Isto para significar que a Palavra criadora é agora Palavra redentora, que toma por dentro a nossa condição para a remir de muitas contradições, enchendo de vida o que já seria definhamento e morte. Definhamos e morremos quando deixamos sumir-se o som da Palavra que nos cria e sustenta na vida. Renascemos por fim, quando essa mesma Palavra incarna na nossa carne e inteiramente nos profere.

Acolher o Natal de Cristo na nossa carne, é deixar que a sua presença e o seu Espírito nos recriem, no abandono total a um Deus que não desiste de ninguém, esteja onde estiver e como estiver. Como Pai, aguarda sempre o nosso regresso. E, ao contrário do irmão mais velho da parábola, vem buscar-nos em Cristo para lhe regressarmos por fim.

Vem buscar-nos aí mesmo onde nos extinguíamos, na carne enfraquecida da humanidade que sofre. Aliás, não nos encontraria doutro modo, como o sabia Ele e, tantas vezes, nos esquecemos nós.

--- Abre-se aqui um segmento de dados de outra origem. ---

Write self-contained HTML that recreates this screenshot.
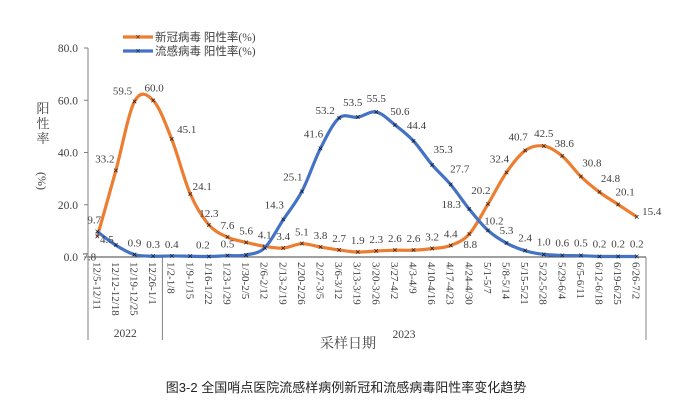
<!DOCTYPE html>
<html><head><meta charset="utf-8"><style>
body{margin:0;background:#fff;}
svg text{font-family:"Liberation Serif","Noto Serif CJK SC",serif;fill:#404040;}
</style></head><body>
<svg width="693" height="404" viewBox="0 0 693 404">
<g id="axes"></g><g id="series"></g><g id="labels"></g>
<text x="346" y="392" text-anchor="middle" font-size="13" style="font-family:'Liberation Sans','Noto Sans CJK SC',sans-serif;fill:#222">图3-2 全国哨点医院流感样病例新冠和流感病毒阳性率变化趋势</text>
</svg>
<script>
const categories=["12/5-12/11","12/12-12/18","12/19-12/25","12/26-1/1","1/2-1/8","1/9-1/15","1/16-1/22","1/23-1/29","1/30-2/5","2/6-2/12","2/13-2/19","2/20-2/26","2/27-3/5","3/6-3/12","3/13-3/19","3/20-3/26","3/27-4/2","4/3-4/9","4/10-4/16","4/17-4/23","4/24-4/30","5/1-5/7","5/8-5/14","5/15-5/21","5/22-5/28","5/29-6/4","6/5-6/11","6/12-6/18","6/19-6/25","6/26-7/2"];
const covidValues=[7.8,33.2,59.5,60.0,45.1,24.1,12.3,7.6,5.6,4.1,3.4,5.1,3.8,2.7,1.9,2.3,2.6,2.6,3.2,4.4,8.8,20.2,32.4,40.7,42.5,38.6,30.8,24.8,20.1,15.4];
const fluValues=[9.7,4.5,0.9,0.3,0.4,0.3,0.2,0.5,0.8,3.5,14.3,25.1,41.6,53.2,53.5,55.5,50.6,44.4,35.3,27.7,18.3,10.2,5.3,2.4,1.0,0.6,0.5,0.2,0.2,0.2];
const fluLabelShown=[1,1,1,1,1,0,1,1,0,0,1,1,1,1,1,1,1,1,1,1,1,1,1,1,1,1,1,1,1,1];
const yTicks=[0,20,40,60,80];
const years=[{label:"2022",from:0,to:4},{label:"2023",from:4,to:30}];
const NS="http://www.w3.org/2000/svg";
const L=88,R=646,T=48,B=257;
const step=(R-L)/categories.length;
const x=i=>L+step*(i+0.5);
const y=v=>B-(v/80)*(B-T);
function mk(tag,attrs,parent,txt){const e=document.createElementNS(NS,tag);for(const k in attrs)e.setAttribute(k,attrs[k]);if(txt!==undefined)e.textContent=txt;parent.appendChild(e);return e;}
const ax=document.getElementById('axes'),se=document.getElementById('series'),lb=document.getElementById('labels');
let e=mk('line',{x1:L,y1:T,x2:L,y2:B,stroke:'#808080'},ax);


e=mk('line',{x1:L,y1:B,x2:R,y2:B,stroke:'#404040'},ax);


yTicks.forEach(v=>{
 mk('line',{x1:L-4,y1:y(v),x2:L,y2:y(v),stroke:'#808080'},ax);
 const t=mk('text',{x:L-10,y:y(v)+4,'text-anchor':'end','font-size':11.5},ax,v.toFixed(1));
 
 
});
categories.forEach((c,i)=>{
 const t=mk('text',{transform:`translate(${x(i)-4},${B+5}) rotate(90)`,'font-size':11},ax,c);
 
 
});
years.forEach(yr=>{
 const x0=L+step*yr.from;
 mk('line',{x1:x0,y1:B,x2:x0,y2:340,stroke:'#808080'},ax);
 if(yr.to===categories.length) mk('line',{x1:R,y1:B,x2:R,y2:340,stroke:'#808080'},ax);
 const cx=yr.to===categories.length?404:(x0+L+step*yr.to)/2;
 const t=mk('text',{x:cx,y:yr.to===categories.length?338:337,'text-anchor':'middle','font-size':11.5},ax,yr.label);
 
 
});
e=mk('text',{x:348,y:348,'text-anchor':'middle','font-size':14},ax,'采样日期');


const yt=mk('g',{},ax);


['阳','性','率'].forEach((ch,i)=>mk('text',{x:43,y:113+i*15,'text-anchor':'middle','font-size':13},yt,ch));
mk('text',{transform:'translate(38,172) rotate(90)','font-size':12},yt,'(%)');
function path(vals){
 const p=vals.map((v,i)=>[x(i),y(v)]);let d=`M${p[0][0]},${p[0][1]}`;
 for(let i=0;i<p.length-1;i++){const p0=p[i-1]||p[i],p1=p[i],p2=p[i+1],p3=p[i+2]||p2;
  d+=` C${p1[0]+(p2[0]-p0[0])/6},${p1[1]+(p2[1]-p0[1])/6} ${p2[0]-(p3[0]-p1[0])/6},${p2[1]-(p3[1]-p1[1])/6} ${p2[0]},${p2[1]}`;}
 return d;}
function series(vals,color,name,labelFn,shown){
 const g=mk('g',{},se);
 
 
 mk('path',{d:path(vals),fill:'none',stroke:color,'stroke-width':3.2},g);
 vals.forEach((v,i)=>{
  const m=mk('text',{x:x(i),y:y(v)+3,'text-anchor':'middle','font-size':9,style:'fill:#111;font-family:Liberation Sans,sans-serif'},g,'×');
  
  
  if(shown&&!shown[i])return;
  const [dx,dy]=labelFn(v,i);
  const t=mk('text',{x:x(i)+dx,y:y(v)+dy,'text-anchor':'middle','font-size':11},lb,v.toFixed(1));
  
  
 });
}
series(covidValues,'#ED7D31','covid-series',(v,i)=>{
 if(i===0)return[-8,24];
 if(i===1)return[-11,-8];
 if(i===2)return[-12,-7];
 if(i===3)return[1,-9];
 if(i===4)return[15,-6];
 if(i===5)return[12,-4];
 if(i===20)return[1,14];
 if(i>=21&&i<=23)return[-7,-10];
 if(i===24)return[0,-9];
 if(i===25)return[2,-9];
 if(i===26||i===27)return[11,-10];
 if(i===28)return[7,-9];
 if(i===29)return[15,-2];
 return[0,-8];},null);
series(fluValues,'#4472C4','flu-series',(v,i)=>{
 if(i===0)return[-3,-8];
 if(i===1)return[-9,-2];
 if(i===6)return[-6,-8];
 if(i<=8)return[0,-8];
 if(i===10||i===11)return[-9,-11];
 if(i===12)return[-7,-11];
 if(i===13)return[-14,-4];
 if(i===14)return[-5,-11];
 if(i===15)return[0,-10];
 if(i===16)return[5,-10];
 if(i===17)return[3,-12];
 if(i===18)return[11,-12];
 if(i===19)return[9,-12];
 if(i===20)return[-18,-1];
 if(i===21)return[6,-6];
 return[0,-9];},fluLabelShown);
[['新冠病毒 阳性率(%)','#ED7D31',37],['流感病毒 阳性率(%)','#4472C4',51]].forEach(([t,c,yy],k)=>{
 const g=mk('g',{},ax);
 
 
 mk('line',{x1:123,y1:yy,x2:153,y2:yy,stroke:c,'stroke-width':3.2},g);
 mk('text',{x:138,y:yy+3,'text-anchor':'middle','font-size':9,style:'fill:#111'},g,'×');
 mk('text',{x:155,y:yy+4,'font-size':11.5,style:'font-family:Liberation Serif,Noto Sans CJK SC,serif'},g,t);
});
</script>
</body></html>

Esquecemo-lo facilmente, quando nos alienamos em autossuficiências desmentidas; esquecemo-lo facilmente quando descuidamos a insuficiência dos outros, as suas necessidades à espera de solidariedade prática e convicta. Deus diz-Se na pobreza de Cristo e espera-nos na pobreza dos outros.

É tão bela e tão exigente a seguinte meditação do Papa Francisco, detalhando o Natal prolongado de Cristo: «O Salvador nasceu num presépio, entre animais, como sucedia com os filhos dos mais pobres; foi apresentado no Templo, juntamente com duas pombinhas, a oferta de quem não podia permitir-se pagar um cordeiro; cresceu num lar de simples trabalhadores e trabalhou com as suas mãos para ganhar o pão. Quando começou a anunciar o Reino, seguiam-no multidões de deserdados […]. A quantos sentiam o peso do sofrimento, acabrunhados pela pobreza, assegurou que Deus os tinha no âmago do seu coração […]; e com eles se identificou: “Tive fome e destes-me de comer”, ensinando-nos que a misericórdia para com eles é a chave do Céu» (Evangelium Gaudii, 197).

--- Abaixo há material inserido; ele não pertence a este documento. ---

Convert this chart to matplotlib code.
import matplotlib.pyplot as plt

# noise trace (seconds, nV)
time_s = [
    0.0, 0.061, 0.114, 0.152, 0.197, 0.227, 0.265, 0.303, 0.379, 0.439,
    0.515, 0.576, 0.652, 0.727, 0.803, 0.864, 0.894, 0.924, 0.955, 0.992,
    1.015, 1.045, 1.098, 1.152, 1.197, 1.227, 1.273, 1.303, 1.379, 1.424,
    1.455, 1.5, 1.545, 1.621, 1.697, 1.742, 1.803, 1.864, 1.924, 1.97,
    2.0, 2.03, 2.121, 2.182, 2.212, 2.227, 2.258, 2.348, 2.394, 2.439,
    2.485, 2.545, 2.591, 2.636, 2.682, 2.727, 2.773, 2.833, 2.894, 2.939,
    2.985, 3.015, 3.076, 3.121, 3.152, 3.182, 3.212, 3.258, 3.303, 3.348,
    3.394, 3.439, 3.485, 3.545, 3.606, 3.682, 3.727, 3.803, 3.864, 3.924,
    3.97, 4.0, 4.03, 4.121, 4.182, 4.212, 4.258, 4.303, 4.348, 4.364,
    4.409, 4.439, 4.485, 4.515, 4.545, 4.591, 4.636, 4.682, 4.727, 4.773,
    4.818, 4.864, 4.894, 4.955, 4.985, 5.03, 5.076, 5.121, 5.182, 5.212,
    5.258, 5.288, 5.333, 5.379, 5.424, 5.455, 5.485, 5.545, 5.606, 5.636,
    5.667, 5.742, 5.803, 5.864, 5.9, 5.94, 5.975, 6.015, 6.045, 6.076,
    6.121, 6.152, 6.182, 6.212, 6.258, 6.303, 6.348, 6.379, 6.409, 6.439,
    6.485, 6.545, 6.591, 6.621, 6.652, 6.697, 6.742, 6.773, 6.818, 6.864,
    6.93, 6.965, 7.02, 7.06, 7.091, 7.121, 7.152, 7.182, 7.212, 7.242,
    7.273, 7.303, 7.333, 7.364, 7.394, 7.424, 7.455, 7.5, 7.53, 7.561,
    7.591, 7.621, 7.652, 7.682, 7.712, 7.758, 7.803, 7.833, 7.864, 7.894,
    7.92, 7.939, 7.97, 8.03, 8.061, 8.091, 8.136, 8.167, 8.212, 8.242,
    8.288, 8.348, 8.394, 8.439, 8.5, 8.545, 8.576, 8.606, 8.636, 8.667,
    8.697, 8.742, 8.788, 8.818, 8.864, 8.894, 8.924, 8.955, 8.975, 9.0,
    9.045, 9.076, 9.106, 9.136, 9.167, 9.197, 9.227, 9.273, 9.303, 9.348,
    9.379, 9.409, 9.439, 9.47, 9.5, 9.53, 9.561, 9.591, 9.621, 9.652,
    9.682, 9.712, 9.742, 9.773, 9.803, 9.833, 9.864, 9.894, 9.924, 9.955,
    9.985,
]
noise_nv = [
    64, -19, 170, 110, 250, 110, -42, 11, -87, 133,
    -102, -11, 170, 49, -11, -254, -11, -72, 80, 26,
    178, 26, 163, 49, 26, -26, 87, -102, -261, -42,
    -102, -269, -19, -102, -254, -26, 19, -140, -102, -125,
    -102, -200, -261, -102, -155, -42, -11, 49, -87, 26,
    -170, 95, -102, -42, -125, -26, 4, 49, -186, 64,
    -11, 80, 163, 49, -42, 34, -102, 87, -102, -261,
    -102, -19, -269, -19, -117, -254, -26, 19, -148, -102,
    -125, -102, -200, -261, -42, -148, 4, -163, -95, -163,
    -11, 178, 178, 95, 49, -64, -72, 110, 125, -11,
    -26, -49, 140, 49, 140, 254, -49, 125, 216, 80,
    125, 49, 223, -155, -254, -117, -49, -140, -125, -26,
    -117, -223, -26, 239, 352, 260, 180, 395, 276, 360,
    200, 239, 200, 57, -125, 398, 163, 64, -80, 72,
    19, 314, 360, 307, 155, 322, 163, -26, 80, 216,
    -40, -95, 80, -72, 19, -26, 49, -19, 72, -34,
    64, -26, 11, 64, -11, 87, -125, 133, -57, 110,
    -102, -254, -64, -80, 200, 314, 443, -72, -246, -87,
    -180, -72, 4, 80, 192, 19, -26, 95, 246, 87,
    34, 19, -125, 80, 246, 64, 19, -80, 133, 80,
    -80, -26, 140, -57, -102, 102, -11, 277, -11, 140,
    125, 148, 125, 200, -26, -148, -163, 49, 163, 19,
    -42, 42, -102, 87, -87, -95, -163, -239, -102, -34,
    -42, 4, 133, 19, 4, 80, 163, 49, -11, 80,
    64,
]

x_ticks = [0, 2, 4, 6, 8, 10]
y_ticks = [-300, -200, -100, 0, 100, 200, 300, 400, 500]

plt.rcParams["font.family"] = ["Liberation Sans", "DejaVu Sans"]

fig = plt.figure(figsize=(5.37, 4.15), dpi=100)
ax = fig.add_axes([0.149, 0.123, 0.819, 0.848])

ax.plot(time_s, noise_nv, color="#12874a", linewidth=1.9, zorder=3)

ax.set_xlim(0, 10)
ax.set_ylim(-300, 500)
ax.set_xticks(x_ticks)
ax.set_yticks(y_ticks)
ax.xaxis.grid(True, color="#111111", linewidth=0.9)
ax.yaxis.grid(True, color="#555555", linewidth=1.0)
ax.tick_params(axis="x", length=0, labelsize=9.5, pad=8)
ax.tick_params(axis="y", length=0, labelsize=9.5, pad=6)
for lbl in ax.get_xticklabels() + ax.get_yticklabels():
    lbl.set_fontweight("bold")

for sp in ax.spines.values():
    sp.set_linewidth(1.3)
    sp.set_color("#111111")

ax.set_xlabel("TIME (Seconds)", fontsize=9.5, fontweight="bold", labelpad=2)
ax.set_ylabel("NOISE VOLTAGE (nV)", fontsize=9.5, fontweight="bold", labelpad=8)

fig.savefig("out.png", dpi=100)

Concluamos de vez que a resposta às necessidades dos outros é o lugar legítimo da celebração do Natal. Percebamos por fim que o Verbo incarnado nos espera aí mesmo, na carne de quem sofre. Refere-o também e expressamente o Papa Francisco, noutro passo da sua exortação: «Às vezes sentimos a tentação de ser cristãos, mantendo uma prudente distância das chagas do Senhor. Mas Jesus quer que toquemos a miséria humana, que toquemos a carne sofredora dos outros» (EG, 270).

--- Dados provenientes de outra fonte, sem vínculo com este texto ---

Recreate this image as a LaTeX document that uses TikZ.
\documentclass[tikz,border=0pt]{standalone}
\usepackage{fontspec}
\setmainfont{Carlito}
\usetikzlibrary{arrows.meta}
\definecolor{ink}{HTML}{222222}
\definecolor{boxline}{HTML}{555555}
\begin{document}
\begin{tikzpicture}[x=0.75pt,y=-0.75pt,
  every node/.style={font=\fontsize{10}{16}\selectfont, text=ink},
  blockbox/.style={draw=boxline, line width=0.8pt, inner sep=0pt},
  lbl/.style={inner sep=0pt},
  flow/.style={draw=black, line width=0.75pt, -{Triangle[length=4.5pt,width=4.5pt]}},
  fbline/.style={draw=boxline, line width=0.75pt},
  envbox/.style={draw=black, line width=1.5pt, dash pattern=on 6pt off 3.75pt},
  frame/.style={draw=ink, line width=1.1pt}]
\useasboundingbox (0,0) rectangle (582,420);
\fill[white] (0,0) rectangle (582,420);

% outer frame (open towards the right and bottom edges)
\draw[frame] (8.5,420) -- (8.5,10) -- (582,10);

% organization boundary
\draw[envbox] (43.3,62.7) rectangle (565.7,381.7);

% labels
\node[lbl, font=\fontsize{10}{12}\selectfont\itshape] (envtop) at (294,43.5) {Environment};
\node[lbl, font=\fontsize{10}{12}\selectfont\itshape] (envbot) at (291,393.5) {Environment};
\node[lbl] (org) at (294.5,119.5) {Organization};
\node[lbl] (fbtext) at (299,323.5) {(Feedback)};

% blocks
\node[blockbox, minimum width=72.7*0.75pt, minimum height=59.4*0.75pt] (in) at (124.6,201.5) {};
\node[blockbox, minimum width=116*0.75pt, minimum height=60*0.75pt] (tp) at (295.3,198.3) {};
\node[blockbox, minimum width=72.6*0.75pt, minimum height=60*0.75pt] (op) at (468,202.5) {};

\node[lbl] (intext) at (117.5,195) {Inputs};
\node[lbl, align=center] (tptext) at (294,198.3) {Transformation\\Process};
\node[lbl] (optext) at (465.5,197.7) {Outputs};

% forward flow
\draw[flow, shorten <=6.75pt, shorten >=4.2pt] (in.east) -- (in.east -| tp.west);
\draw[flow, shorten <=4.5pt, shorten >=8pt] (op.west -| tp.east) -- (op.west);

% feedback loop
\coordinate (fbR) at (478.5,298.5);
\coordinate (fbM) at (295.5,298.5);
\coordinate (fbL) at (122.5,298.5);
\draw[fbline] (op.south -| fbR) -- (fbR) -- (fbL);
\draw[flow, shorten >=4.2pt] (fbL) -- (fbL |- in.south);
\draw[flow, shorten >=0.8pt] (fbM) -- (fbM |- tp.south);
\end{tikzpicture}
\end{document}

É certo, amados irmãos, que a quadra natalícia está repleta duma doçura especial, nos reencontros familiares e sociais que felizmente ocasiona. Multiplicamo-nos em expressões de muita arte e afeto, para traduzir um sentimento grande que nesta altura nos toca. Redobramos proximidades, que oxalá se mantenham depois. Mas toda a beleza e aconchego deste dia, não deve alhear-nos do imenso apelo à conversão que sobretudo é.
Celebrar a incarnação de Deus na realidade humana, do nascimento num presépio à morte numa cruz, só pode levar-nos ao seu encontro precisamente aí: na frágil e sofredora carne do mundo. A adoração legitima-se no serviço, a fé atua pela caridade – e desta mesma se alimenta, como num encontro interpessoal, generoso e verdadeiro.

Daqui a pouco recitaremos o Credo da nossa fé, resumo verdadeiro de tudo o que cremos. E, neste dia, iremos genufletir às palavras «E incarnou pelo Espírito Santo no seio da Virgem Maria e se fez homem».

É bom que a Liturgia o indique, realçando a verdade celebrada. Melhor ainda será, ao continuarmos assim diante de todos, como aquele Menino o fez já crescido e nos mandou repetir sempre. Como que resumindo o sentido pleno da sua vida entregue, «deitou água na bacia e começou a lavar os pés aos discípulos […]. Depois de lhes ter lavado os pés e de ter posto o manto, voltou a sentar-se e disse-lhes: “Compreendeis o que vos fiz? […] Se eu, o Senhor e o Mestre, vos lavei os pés, também vós deveis lavar os pés uns aos outros”» (Jo 13, 5 ss).

De joelhos diante do imenso mistério de Deus incarnado, inclinemo-nos depois, em serviço constante, diante de toda a realidade humana em que a incarnação continua. Sirvamos nos outros Aquele que nos serviu primeiro. - Ensine-nos Maria, a “serva do Senhor”; ajude-nos José, o guardião da Vida!